This is the Mini Countryman John Cooper Works, set to be unveiled at the 2012 Geneva motor show. It’s the most powerful Mini so far, with 215bhp, and the first JCW product to boast four-wheel drive. Timed to coincide with much vaunted success in the World Rally Championship… Oh. Wait. That’s been a fiasco hasn’t it. Err…
So if we ignore the withdrawal of Mini’s works WRC team, what can you tell us about the Mini Countryman JCW?
It’s Mini tried-and-tested recipe, slotting a John Cooper Works variant atop a range already sporting Cooper and Cooper S variants – it’s also the sixth JCW model amid Mini’s current line-up. There’s chunky bodywork, 18in alloy wheels, strengthened anti-roll bars, 10mm lower suspension, and a sports exhaust system with chrome-tipped tailpipes.

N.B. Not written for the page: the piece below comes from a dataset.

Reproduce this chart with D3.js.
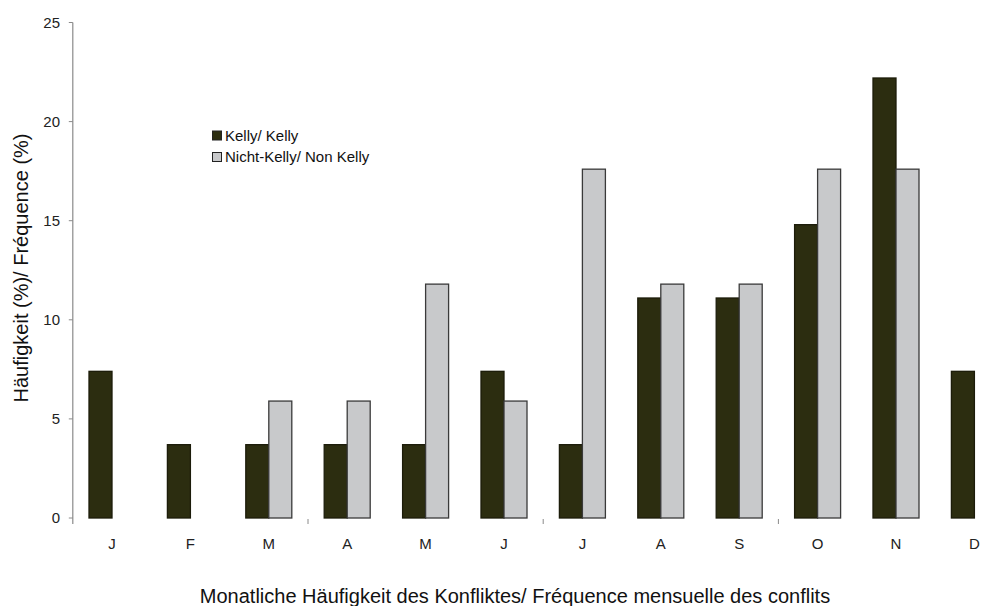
<!DOCTYPE html>
<html><head><meta charset="utf-8">
<script src="https://cdn.jsdelivr.net/npm/d3@7"></script>
<style>body{margin:0;background:#fff}svg{display:block;font-family:"Liberation Sans",Arial,sans-serif}</style>
</head><body><svg id="c" width="1003" height="606"></svg>
<script>
const months = ["J","F","M","A","M","J","J","A","S","O","N","D"];
const kelly = [7.4,3.7,3.7,3.7,3.7,7.4,3.7,11.1,11.1,14.8,22.2,7.4];
const nonKelly = [0,0,5.9,5.9,11.8,5.9,17.6,11.8,11.8,17.6,17.6,0];
const seriesNames = ["Kelly/ Kelly","Nicht-Kelly/ Non Kelly"];
const yTicks = [0,5,10,15,20,25];

const svg = d3.select("#c");
const x0 = 72.8, step = 78.4, xEnd = x0 + step*12;
const x = d3.scaleBand().domain(d3.range(12)).range([x0, xEnd]).paddingInner(0).paddingOuter(0);
const y = d3.scaleLinear().domain([0,25]).range([518,22.5]);
const bw = 23;
const colors = ["#2c2d10","#c8c9cb"];
const strokes = ["#1c1c0a","#3a3a3a"];

// y axis
svg.append("line").attr("x1",x0).attr("x2",x0).attr("y1",y(25)).attr("y2",524).attr("stroke","#8a8a8a").attr("stroke-width",1.2);
const yt = svg.append("g");
yTicks.forEach(t=>{
  yt.append("line").attr("x1",x0-4).attr("x2",x0).attr("y1",y(t)).attr("y2",y(t)).attr("stroke","#8a8a8a");
  yt.append("text").attr("x",60).attr("y",y(t)).attr("dy","0.36em").attr("text-anchor","end")
    .attr("font-size",15).attr("fill","#222").text(t);
});
// x minor ticks every 3 months
[3,6,9].forEach(i=>{
  svg.append("line").attr("x1",x0+i*step).attr("x2",x0+i*step).attr("y1",519).attr("y2",524).attr("stroke","#8a8a8a");
});

// bars
const g = svg.append("g");
months.forEach((m,i)=>{
  const cx = x(i) + x.bandwidth()/2;
  [kelly[i], nonKelly[i]].forEach((v,s)=>{
    if (v<=0) return;
    g.append("rect").attr("x", cx - bw + s*bw).attr("y", y(v)).attr("width", bw).attr("height", y(0)-y(v))
      .attr("fill", colors[s]).attr("stroke", strokes[s]).attr("stroke-width",1.3);
  });
  svg.append("text").attr("x",cx).attr("y",549).attr("text-anchor","middle").attr("font-size",15).attr("fill","#222").text(m);
});

// legend
seriesNames.forEach((n,i)=>{
  const ly = 135.5 + i*21.5;
  svg.append("rect").attr("x",212.5).attr("y",ly-4.5).attr("width",9).attr("height",9)
    .attr("fill",colors[i]).attr("stroke","#222").attr("stroke-width",1);
  svg.append("text").attr("x",225).attr("y",ly).attr("dy","0.36em").attr("font-size",15).attr("fill","#111").text(n);
});

// axis titles
svg.append("text").attr("transform","translate(28,268) rotate(-90)").attr("text-anchor","middle")
  .attr("font-size",20).attr("fill","#111").text("Häufigkeit (%)/ Fréquence (%)");
svg.append("text").attr("x",515).attr("y",603).attr("text-anchor","middle")
  .attr("font-size",20).attr("fill","#111").text("Monatliche Häufigkeit des Konfliktes/ Fréquence mensuelle des conflits");
</script></body></html>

And inside there are JCW-spec door sills, sports seats with contrasting red stitching, piano black trimmings, a sports steering wheel, and darkened backgrounds for the rev counter and speedo.
But the Countryman JCW is also the first four-wheel drive JCW model, and the most powerful yet. The turbocharged and direct-injected 1.6-litre engine produces 215bhp at 6100rpm (other JCW models currently boast 208bhp) and 207lb ft – with a 221lb ft overboost function. The All4 four-wheel drive system helps this Countryman to claw its away to 62mph in seven seconds dead, and in normal driving conditions 50% of the power is sent to the rear, but this can be the full 100% in extreme conditions.
A six-speed manual is standard, but a six-speed automatic is available for the first time on a JCW product: both reach 62mph in the same time, the manual is 1mph faster flat out (140mph vs 139mph), and they respectively return 39.2mpg and 167g/km and 39.2 and 187g/km CO2.
Sales of the Mini Countryman JCW start in autumn 2012.